“There is a company with airline service interested in this market.”
Martin Shearer, executive director of Somerset-Pulaski County Development Foundation, confirmed the interest this week when asked about the status of a survey conducted by the foundation to determine need for commuter airline service at Lake Cumberland Regional Airport.
“The survey results are still be analyzed by the potential carrier,” said Shearer. “It’s still moving forward ... we haven’t been kicked out ... but I understand the timetable has been pushed back.”
Name of the airline service interested in this market has not been revealed, but Shearer said the company has service in several small markets and has “ ... been around a long time.” He said the company is interested in establishing connection with a major airline hub and flying out of Somerset.
Shearer believes the region needs commercial airline service and is continuing to spearhead an effort to reestablish commuter service between the local airport and a major airline hub.
The renewed regional initiative has set two strategic goals:
• Recruit a regional airline that is aligned with a major carrier such as American, Delta or US Airways.
• Establish service to a major connecting hub.
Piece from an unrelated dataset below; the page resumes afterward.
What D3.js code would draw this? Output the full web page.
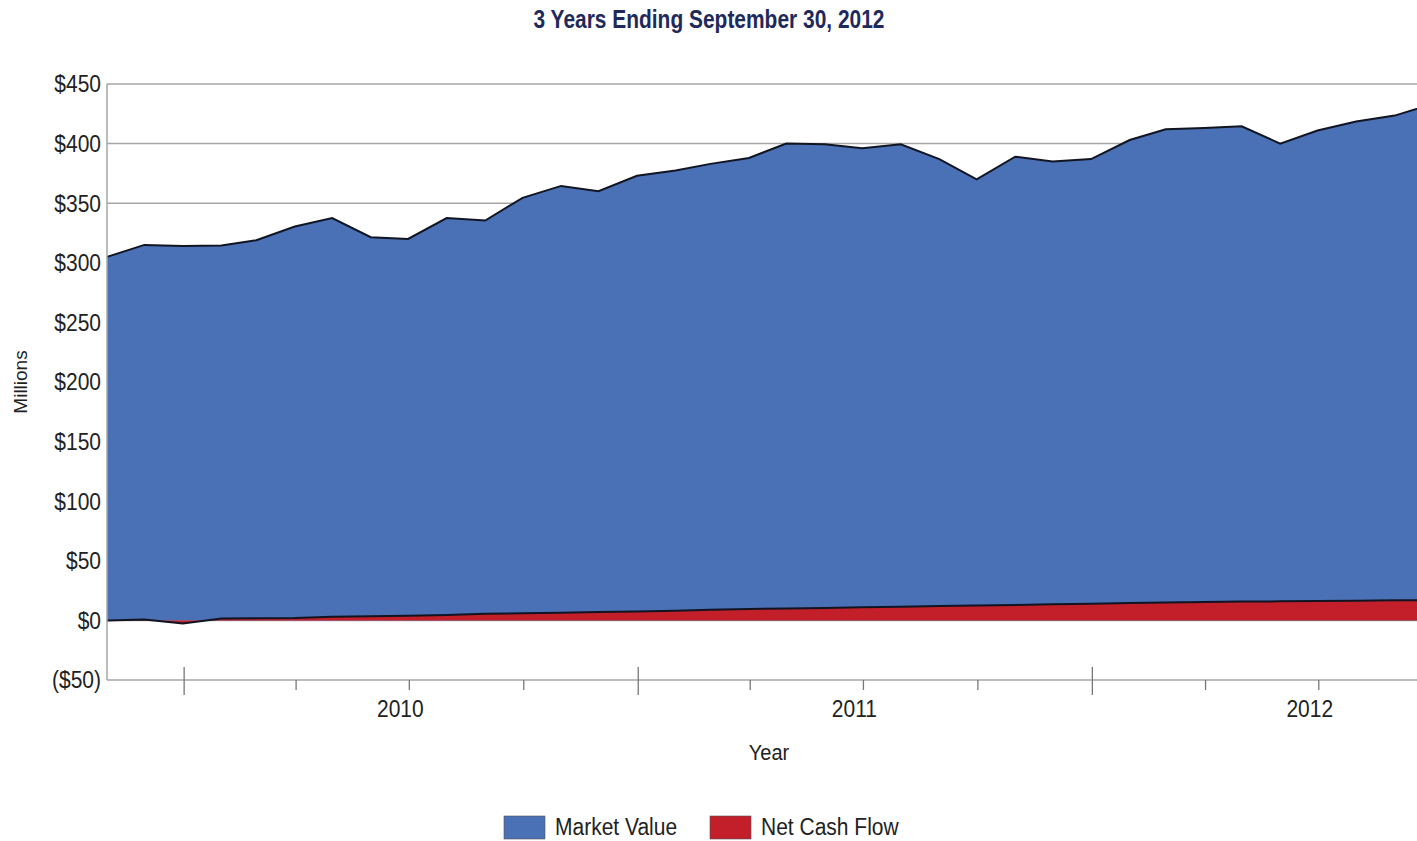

A Florida-based commuter airline operated out of Lake Cumberland Regional Airport, first to Nashville and then to Washington, D.C., for a little more than two years. It was subsidized with about $900,000 obtained by Congressman Hal Rogers from the U.S. Department of Transportation and $100,000 in local matching funds. No sustaining local source of funding developed before the federal funds were exhausted and the airline shut down February 19, 2010.
As part of its efforts to restore air service at Lake Cumberland Regional, the development foundation retained Louisville-based consulting firm L.B. Schmidt & Associates, LLC, to assist in the effort. The consulting firm updated the market profile that shows the airport will serve 15 Kentucky counties with a combined population of 384,000 people. Luke B. Schmidt is consultant to the foundation.
Shearer said the development foundation’s efforts to recruit a commuter airline service is part of a broader effort by Somerset-Pulaski Convention & Visitors Bureau, airport board and city and county governments. “We’re just spearheading it ... we’re happy to do it,” Shearer said.
Lake Cumberland Regional Airport is jointly owned by Somerset and Pulaski County. It is operated by an airport board chaired by Don Bandy. Members are John Tuttle, Richard Vanhook, Delynn Gibson, David Morris and John Hicks. The airport operation is financed with a 2 percent allocation from the county’s 1 cent occupational tax, amounting to about $150,000 a year.
The J.T. Wilson Field runway is 5,800 feet, about as long as it can be at its location. The runway can’t be extended toward the west because of U.S. 27, and on the east end toward Ferguson there is a big drop-off.
An Instrument Landing System (ILS) provides lateral and vertical guidance necessary to fly a precision approach. A $3 million, spacious, glass-bedecked terminal is an added attraction when a plane and its passengers touch down.